Short task
Under this line sits a listing. Repeat exactly and only its lines from the one holding "Generate a Python" through the one holding "ax.set_axisbelow(True)"; skip pictures.

Information supplied
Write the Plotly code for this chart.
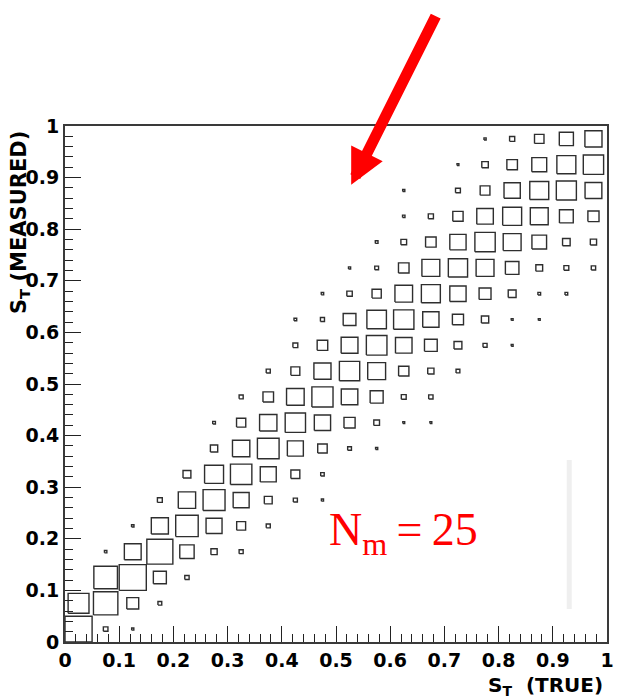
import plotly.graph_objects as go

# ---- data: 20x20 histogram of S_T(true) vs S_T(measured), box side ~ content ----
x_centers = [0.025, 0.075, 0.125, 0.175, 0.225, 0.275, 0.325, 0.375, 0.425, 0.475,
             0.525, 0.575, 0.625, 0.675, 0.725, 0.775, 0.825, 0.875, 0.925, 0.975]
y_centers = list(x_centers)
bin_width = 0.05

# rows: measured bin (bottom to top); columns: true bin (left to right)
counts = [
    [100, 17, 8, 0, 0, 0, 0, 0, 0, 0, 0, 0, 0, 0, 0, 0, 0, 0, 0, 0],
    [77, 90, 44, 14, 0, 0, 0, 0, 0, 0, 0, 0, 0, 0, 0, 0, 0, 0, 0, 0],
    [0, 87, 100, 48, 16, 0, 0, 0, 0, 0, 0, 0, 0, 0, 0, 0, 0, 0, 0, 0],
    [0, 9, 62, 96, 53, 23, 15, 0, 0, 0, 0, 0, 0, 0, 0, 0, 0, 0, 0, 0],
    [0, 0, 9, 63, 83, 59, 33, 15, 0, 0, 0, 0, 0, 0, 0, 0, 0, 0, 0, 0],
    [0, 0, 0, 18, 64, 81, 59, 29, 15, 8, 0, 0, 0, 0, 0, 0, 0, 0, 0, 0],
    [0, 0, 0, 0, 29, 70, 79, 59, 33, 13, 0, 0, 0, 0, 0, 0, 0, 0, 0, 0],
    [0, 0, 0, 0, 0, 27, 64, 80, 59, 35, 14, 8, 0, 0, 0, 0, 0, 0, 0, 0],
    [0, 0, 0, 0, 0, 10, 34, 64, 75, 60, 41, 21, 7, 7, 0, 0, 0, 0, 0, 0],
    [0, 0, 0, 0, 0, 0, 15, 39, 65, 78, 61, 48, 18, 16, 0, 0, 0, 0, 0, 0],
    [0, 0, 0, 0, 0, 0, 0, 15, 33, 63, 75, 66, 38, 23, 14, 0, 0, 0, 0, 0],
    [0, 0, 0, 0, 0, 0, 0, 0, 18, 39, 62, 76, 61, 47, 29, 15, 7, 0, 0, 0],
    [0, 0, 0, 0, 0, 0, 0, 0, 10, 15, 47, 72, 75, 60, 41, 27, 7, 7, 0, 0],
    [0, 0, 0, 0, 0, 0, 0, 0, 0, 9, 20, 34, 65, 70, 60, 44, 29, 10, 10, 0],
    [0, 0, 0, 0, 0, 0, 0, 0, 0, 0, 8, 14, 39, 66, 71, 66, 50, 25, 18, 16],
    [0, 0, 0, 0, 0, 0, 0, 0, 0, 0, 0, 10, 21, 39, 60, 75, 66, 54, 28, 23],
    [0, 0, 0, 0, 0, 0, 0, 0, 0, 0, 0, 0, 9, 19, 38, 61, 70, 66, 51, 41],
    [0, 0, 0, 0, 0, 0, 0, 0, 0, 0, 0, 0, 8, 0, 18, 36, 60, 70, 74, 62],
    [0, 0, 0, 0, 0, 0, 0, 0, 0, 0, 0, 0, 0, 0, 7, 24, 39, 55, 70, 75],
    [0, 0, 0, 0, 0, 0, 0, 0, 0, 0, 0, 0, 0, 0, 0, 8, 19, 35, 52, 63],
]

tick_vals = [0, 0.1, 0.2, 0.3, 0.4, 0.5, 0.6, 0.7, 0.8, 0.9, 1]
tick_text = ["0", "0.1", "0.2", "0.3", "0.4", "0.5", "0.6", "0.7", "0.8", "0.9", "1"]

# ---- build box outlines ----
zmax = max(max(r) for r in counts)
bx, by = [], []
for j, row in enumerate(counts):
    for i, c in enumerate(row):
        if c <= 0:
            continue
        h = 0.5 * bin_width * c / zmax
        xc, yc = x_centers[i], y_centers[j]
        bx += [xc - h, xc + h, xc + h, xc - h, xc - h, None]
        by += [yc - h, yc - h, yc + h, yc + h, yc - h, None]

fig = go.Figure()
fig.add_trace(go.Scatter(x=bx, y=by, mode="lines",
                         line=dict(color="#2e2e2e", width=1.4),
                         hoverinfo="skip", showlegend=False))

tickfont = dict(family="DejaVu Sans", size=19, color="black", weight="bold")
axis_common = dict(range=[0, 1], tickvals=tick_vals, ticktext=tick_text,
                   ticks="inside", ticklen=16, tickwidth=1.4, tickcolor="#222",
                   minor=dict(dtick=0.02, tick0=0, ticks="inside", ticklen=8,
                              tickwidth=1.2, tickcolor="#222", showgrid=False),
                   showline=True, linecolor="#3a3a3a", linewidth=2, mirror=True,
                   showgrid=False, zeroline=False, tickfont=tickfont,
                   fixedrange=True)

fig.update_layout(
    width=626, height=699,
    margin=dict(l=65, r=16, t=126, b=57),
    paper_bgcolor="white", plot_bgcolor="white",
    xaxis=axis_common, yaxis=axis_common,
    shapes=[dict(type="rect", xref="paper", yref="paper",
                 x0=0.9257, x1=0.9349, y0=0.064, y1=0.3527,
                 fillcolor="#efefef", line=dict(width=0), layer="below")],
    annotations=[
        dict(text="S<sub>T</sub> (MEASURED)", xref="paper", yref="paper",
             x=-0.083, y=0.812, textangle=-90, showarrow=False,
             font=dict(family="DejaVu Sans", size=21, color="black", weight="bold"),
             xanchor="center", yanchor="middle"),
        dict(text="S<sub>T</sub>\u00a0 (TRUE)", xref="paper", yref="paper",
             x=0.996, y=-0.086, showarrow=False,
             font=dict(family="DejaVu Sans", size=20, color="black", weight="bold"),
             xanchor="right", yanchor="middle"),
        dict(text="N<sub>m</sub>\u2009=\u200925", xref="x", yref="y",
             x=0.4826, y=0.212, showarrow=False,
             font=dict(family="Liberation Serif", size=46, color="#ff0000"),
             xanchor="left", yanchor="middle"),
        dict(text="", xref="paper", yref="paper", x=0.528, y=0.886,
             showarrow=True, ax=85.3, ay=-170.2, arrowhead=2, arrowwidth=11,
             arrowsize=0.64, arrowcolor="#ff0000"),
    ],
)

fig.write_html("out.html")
--
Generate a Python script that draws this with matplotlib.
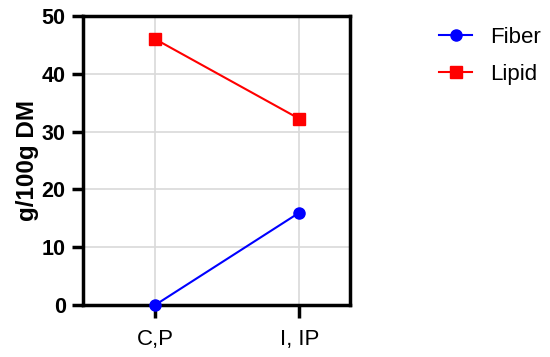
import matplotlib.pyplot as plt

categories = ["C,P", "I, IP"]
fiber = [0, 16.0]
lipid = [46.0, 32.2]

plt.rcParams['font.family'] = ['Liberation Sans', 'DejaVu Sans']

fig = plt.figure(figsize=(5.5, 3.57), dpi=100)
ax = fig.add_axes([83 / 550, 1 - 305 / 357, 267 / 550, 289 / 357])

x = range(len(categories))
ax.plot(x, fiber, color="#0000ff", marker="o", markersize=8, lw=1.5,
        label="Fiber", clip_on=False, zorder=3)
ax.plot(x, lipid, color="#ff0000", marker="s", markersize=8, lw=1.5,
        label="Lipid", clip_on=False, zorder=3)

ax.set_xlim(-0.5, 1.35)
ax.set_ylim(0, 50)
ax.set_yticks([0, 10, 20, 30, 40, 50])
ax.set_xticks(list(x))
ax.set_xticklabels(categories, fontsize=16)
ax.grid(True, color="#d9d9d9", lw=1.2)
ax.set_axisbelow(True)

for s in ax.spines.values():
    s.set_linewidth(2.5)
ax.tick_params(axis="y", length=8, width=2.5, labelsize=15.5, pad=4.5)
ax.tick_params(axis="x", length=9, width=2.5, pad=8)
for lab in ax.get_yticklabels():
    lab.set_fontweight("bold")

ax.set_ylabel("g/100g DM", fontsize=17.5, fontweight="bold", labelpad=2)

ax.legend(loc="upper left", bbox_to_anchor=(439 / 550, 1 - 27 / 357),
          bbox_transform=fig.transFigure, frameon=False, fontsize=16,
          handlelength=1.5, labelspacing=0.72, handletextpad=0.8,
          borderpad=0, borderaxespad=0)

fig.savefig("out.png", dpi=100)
---
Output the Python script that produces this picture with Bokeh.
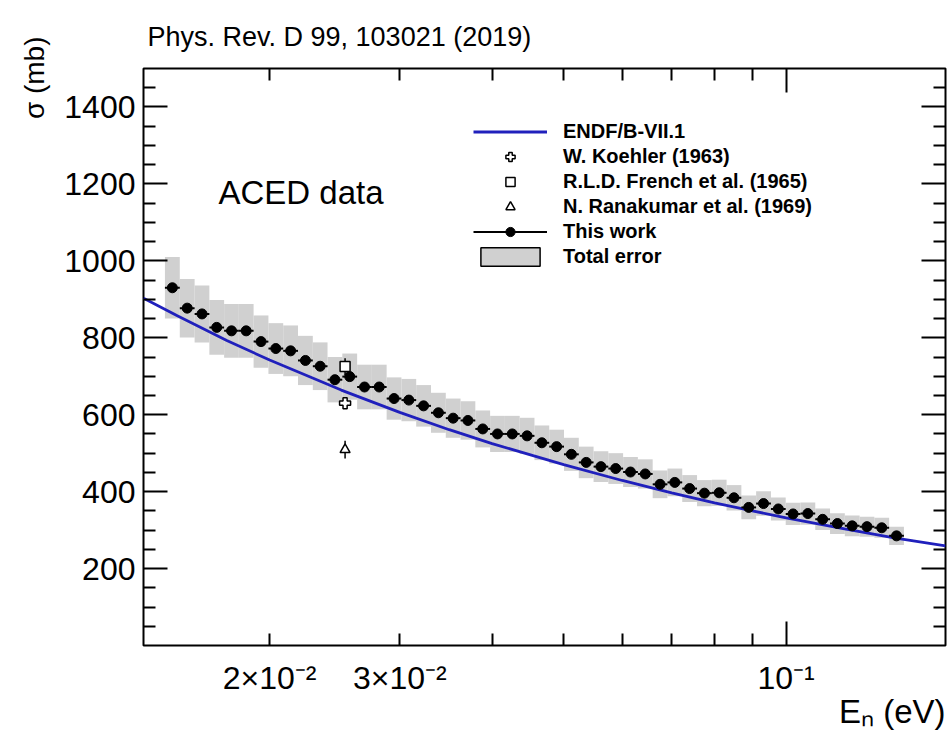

Exercise answer
Generate a Python script that draws this with matplotlib.
import matplotlib.pyplot as plt

categories = ["C,P", "I, IP"]
fiber = [0, 16.0]
lipid = [46.0, 32.2]

plt.rcParams['font.family'] = ['Liberation Sans', 'DejaVu Sans']

fig = plt.figure(figsize=(5.5, 3.57), dpi=100)
ax = fig.add_axes([83 / 550, 1 - 305 / 357, 267 / 550, 289 / 357])

x = range(len(categories))
ax.plot(x, fiber, color="#0000ff", marker="o", markersize=8, lw=1.5,
        label="Fiber", clip_on=False, zorder=3)
ax.plot(x, lipid, color="#ff0000", marker="s", markersize=8, lw=1.5,
        label="Lipid", clip_on=False, zorder=3)

ax.set_xlim(-0.5, 1.35)
ax.set_ylim(0, 50)
ax.set_yticks([0, 10, 20, 30, 40, 50])
ax.set_xticks(list(x))
ax.set_xticklabels(categories, fontsize=16)
ax.grid(True, color="#d9d9d9", lw=1.2)
ax.set_axisbelow(True)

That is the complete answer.